# I need a great concealer for dark circles



## Happilymarried25 (Mar 19, 2014)

Help I have noticed I'm getting dark circles under my eyes. Can anyone recommend a concealer that will cover them?


----------



## FrenchFry (Oct 10, 2011)

What is your skin tone?

Also, watch this video--it's 11 minutes but helpful for the direction you could be going. http://youtu.be/lxP1msXNrf0


----------



## Coffee Amore (Dec 15, 2011)

MAC 

I love their products.
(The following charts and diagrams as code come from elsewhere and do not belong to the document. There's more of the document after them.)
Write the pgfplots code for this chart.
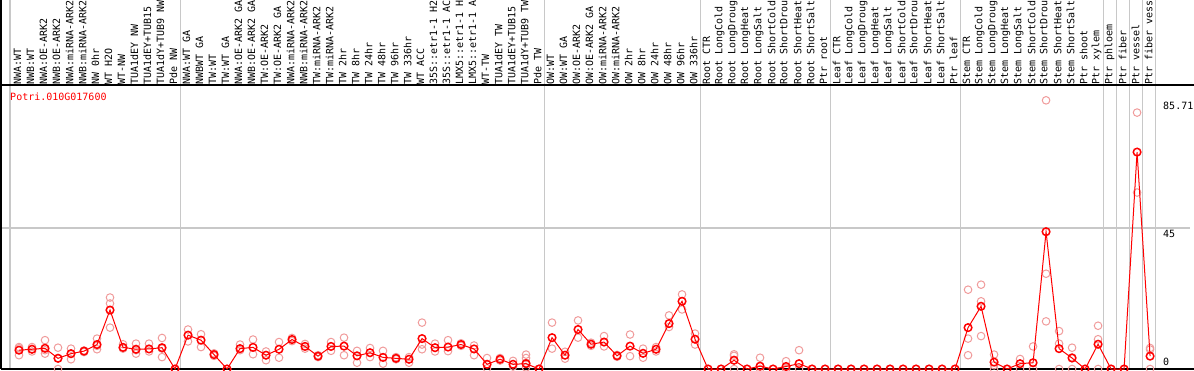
\documentclass[border=0pt]{standalone}
\usepackage{pgfplots}
\pgfplotsset{compat=1.18}
\usepackage{pgfplotstable}
\usepackage{fontspec}
\setmonofont{DejaVu Sans Mono}
\definecolor{rep}{RGB}{240,155,155}
\definecolor{sep}{RGB}{200,200,200}
\definecolor{mred}{RGB}{255,0,0}

\pgfplotstableread{
x y
0 6.0
1 6.3
2 6.6
3 3.4
4 4.9
5 5.7
6 7.8
7 18.8
8 6.9
9 6.3
10 6.4
11 6.8
12 0
13 10.8
14 9.2
15 4.6
16 0
17 6.5
18 6.9
19 4.4
20 6.3
21 9.4
22 7.2
23 4.1
24 7.2
25 7.3
26 4.2
27 5.2
28 3.7
29 3.4
30 3.1
31 9.7
32 6.8
33 7.0
34 7.8
35 6.4
36 1.5
37 3.1
38 1.5
39 1.7
40 0
41 10.0
42 4.4
43 12.6
44 7.9
45 8.6
46 4.2
47 7.3
48 5.0
49 6.3
50 14.5
51 21.6
52 9.5
53 0
54 0
55 2.8
56 0
57 0.9
58 0
59 0.8
60 1.7
61 0
62 0
63 0
64 0
65 0
66 0
67 0
68 0
69 0
70 0
71 0
72 0
73 13.2
74 20.0
75 2.2
76 0
77 1.7
78 2.0
79 43.8
80 6.5
81 3.5
82 0
83 7.9
84 0
85 0
86 69.2
87 4.1
}\means

\pgfplotstableread{
x y
0 7.0
0 6.6
0 4.4
1 7.0
1 5.6
1 6.3
2 9.2
2 4.9
2 6.0
3 6.8
3 3.5
3 0
4 6.5
4 3.1
4 4.9
5 5.9
5 5.4
6 9.7
6 6.3
6 7.4
7 22.8
7 20.9
7 13.2
8 7.9
8 6.5
8 6.7
9 8.1
9 4.9
9 6.0
10 8.1
10 5.6
11 9.9
11 3.8
11 6.5
12 0
13 12.6
13 8.8
14 11.1
14 7.0
15 5.0
15 4.2
16 0
17 7.8
17 6.0
18 9.4
18 4.7
19 5.6
19 2.8
20 8.6
20 3.6
21 9.9
21 8.9
22 8.0
22 6.5
23 4.4
23 3.8
24 8.6
24 5.8
25 10.0
25 4.4
26 5.8
26 2.0
27 6.7
27 3.8
28 5.8
28 1.7
29 3.8
29 3.1
30 3.8
30 2.0
31 14.8
31 6.3
31 7.8
32 8.1
32 5.6
33 9.2
33 5.7
34 8.2
34 7.4
35 7.5
35 4.4
36 3.5
36 0.2
37 3.5
37 2.7
38 2.6
38 0.8
39 4.6
39 3.5
39 2.0
39 0.5
40 0
41 14.8
41 6.5
42 5.5
42 3.3
43 15.5
43 10.0
44 8.4
44 7.4
45 10.5
45 7.2
46 4.5
46 3.9
47 11.0
47 4.1
48 6.5
48 3.6
49 7.0
49 5.6
50 17.1
50 13.4
51 23.8
51 19.0
52 11.3
52 7.8
55 4.7
55 4.2
55 0
57 3.6
57 0
59 2.5
59 0
60 6.0
60 0
73 25.3
73 9.7
73 4.4
74 26.9
74 21.6
74 10.5
75 4.6
75 1.2
75 0
77 3.2
77 0
78 7.2
78 0
79 85.71
79 30.4
79 15.2
80 12.1
80 8.1
80 0
81 6.8
81 3.7
81 0
83 13.8
83 9.5
83 0
86 81.8
86 56.3
87 6.7
87 6.2
87 0
}\reps

\begin{document}
\begin{tikzpicture}[x=1bp,y=1bp]
\begin{axis}[
  at={(1bp,1bp)}, anchor=south west,
  scale only axis, width=1193bp, height=284bp,
  xmin=-1.385, xmax=90.38, ymin=0, ymax=90.6,
  axis line style={draw=none},
  clip mode=individual,
  major tick length=0pt,
  xtick={0,...,87},
  xticklabel pos=upper,
  xticklabels={NWA:WT,NWB:WT,NWA:OE-ARK2,NWB:OE-ARK2,NWA:miRNA-ARK2,NWB:miRNA-ARK2,NW 0hr,WT H2O,WT-NW,TUA1dEY NW,TUA1dEY+TUB15 NW,TUA1dY+TUB9 NW,Pde NW,
    NWA:WT GA,NWBWT GA,TW:WT,TW:WT GA,NWA:OE-ARK2 GA,NWB:OE-ARK2 GA,TW:OE-ARK2,TW:OE-ARK2 GA,NWA:miRNA-ARK2 GA,NWB:miRNA-ARK2 GA,TW:miRNA-ARK2,TW:miRNA-ARK2 GA,TW 2hr,TW 8hr,TW 24hr,TW 48hr,TW 96hr,TW 336hr,WT ACC,35S::etr1-1 H2O,35S::etr1-1 ACC,LMX5::etr1-1 H2O,LMX5::etr1-1 ACC,WT-TW,TUA1dEY TW,TUA1dEY+TUB15 TW,TUA1dY+TUB9 TW,Pde TW,
    OW:WT,OW:WT GA,OW:OE-ARK2,OW:OE-ARK2 GA,OW:miRNA-ARK2,OW:miRNA-ARK2 GA,OW 2hr,OW 8hr,OW 24hr,OW 48hr,OW 96hr,OW 336hr,
    Root CTR,Root LongCold,Root LongDrought,Root LongHeat,Root LongSalt,Root ShortCold,Root ShortDrought,Root ShortHeat,Root ShortSalt,Ptr root,
    Leaf CTR,Leaf LongCold,Leaf LongDrought,Leaf LongHeat,Leaf LongSalt,Leaf ShortCold,Leaf ShortDrought,Leaf ShortHeat,Leaf ShortSalt,Ptr leaf,
    Stem CTR,Stem LongCold,Stem LongDrought,Stem LongHeat,Stem LongSalt,Stem ShortCold,Stem ShortDrought,Stem ShortHeat,Stem ShortSalt,Ptr shoot,Ptr xylem,Ptr phloem,Ptr fiber,Ptr vessel,Ptr fiber vessel},
  xticklabel style={rotate=90, anchor=west, inner sep=0pt, xshift=0bp, yshift=1.5bp, font=\ttfamily\fontsize{10bp}{12bp}\selectfont},
  ytick={45,85.71},
  yticklabels={45,85.71},
  yticklabel pos=right,
  yticklabel style={anchor=north west, inner sep=0pt, xshift=-31bp, yshift=-2bp, font=\ttfamily\fontsize{10bp}{12bp}\selectfont},
  extra y ticks={0},
  extra y tick labels={0},
  extra y tick style={yticklabel style={anchor=south west, yshift=5bp}},
]
% separators
\pgfplotsinvokeforeach{-0.69,12.44,40.44,52.44,62.44,72.44,83.44,84.44,85.44,86.44,87.44}{
  \draw[sep, line width=1.2bp] (axis cs:#1,0) -- (axis cs:#1,118);
}
\draw[sep, line width=1.2bp] (axis cs:-1.385,45) -- (axis cs:90.1,45);
% frame
\draw[black, line width=1.3bp] (rel axis cs:0,0) -- (rel axis cs:1,0);
\draw[black, line width=1.3bp] (rel axis cs:0,1) -- (rel axis cs:1,1);
\draw[black, line width=1.3bp] (rel axis cs:0,0) -- (rel axis cs:0,1.31);
% gene name
\node[mred, anchor=west, inner sep=0pt, font=\ttfamily\fontsize{10bp}{12bp}\selectfont] at (axis cs:-0.69,86.8) {Potri.010G017600};
% replicates
\addplot[only marks, mark=o, mark size=3.8bp, color=rep, mark options={line width=1bp}] table[x=x,y=y] {\reps};
% means
\addplot[mred, line width=1bp, mark=o, mark size=3.8bp, mark options={line width=1.5bp}] table[x=x,y=y] {\means};
\end{axis}
\pgfresetboundingbox
\useasboundingbox (0,0) rectangle (1194,370);
\end{tikzpicture}
\end{document}
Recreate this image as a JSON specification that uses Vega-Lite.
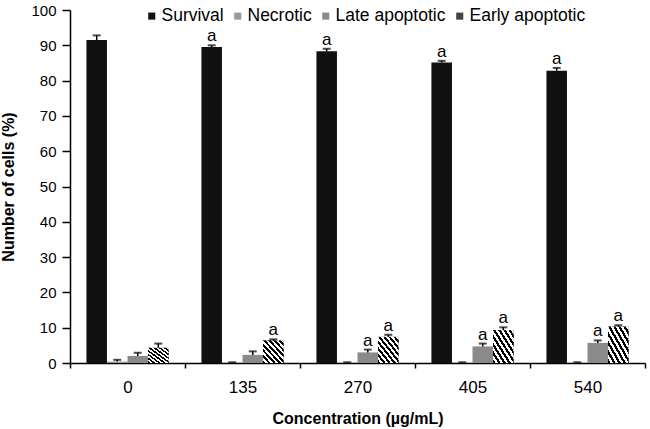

They make great concealers.


----------



## bravenewworld (Mar 24, 2013)

Erase Paste by Benefit is my go to, their products are awesome!! You can buy it at Sephora.


----------



## ScarletBegonias (Jun 26, 2012)

Erase Paste.Absolutely.


----------



## Happilymarried25 (Mar 19, 2014)

ScarletBegonias said:


> Erase Paste.Absolutely.


Thanks I'm going to check this out.


----------



## Thundarr (Jul 4, 2012)

You're probably looking for answers from someone with personal experience. I don't have that but this link looks thorough regarding possible causes and a variety of remedies. On a related topic, my MIL as well as my sister have had varicose veins hidden with laser therapy which is one of the treatments for circles as well.

Dark Circles: Causes Home Remedies & Treatment


----------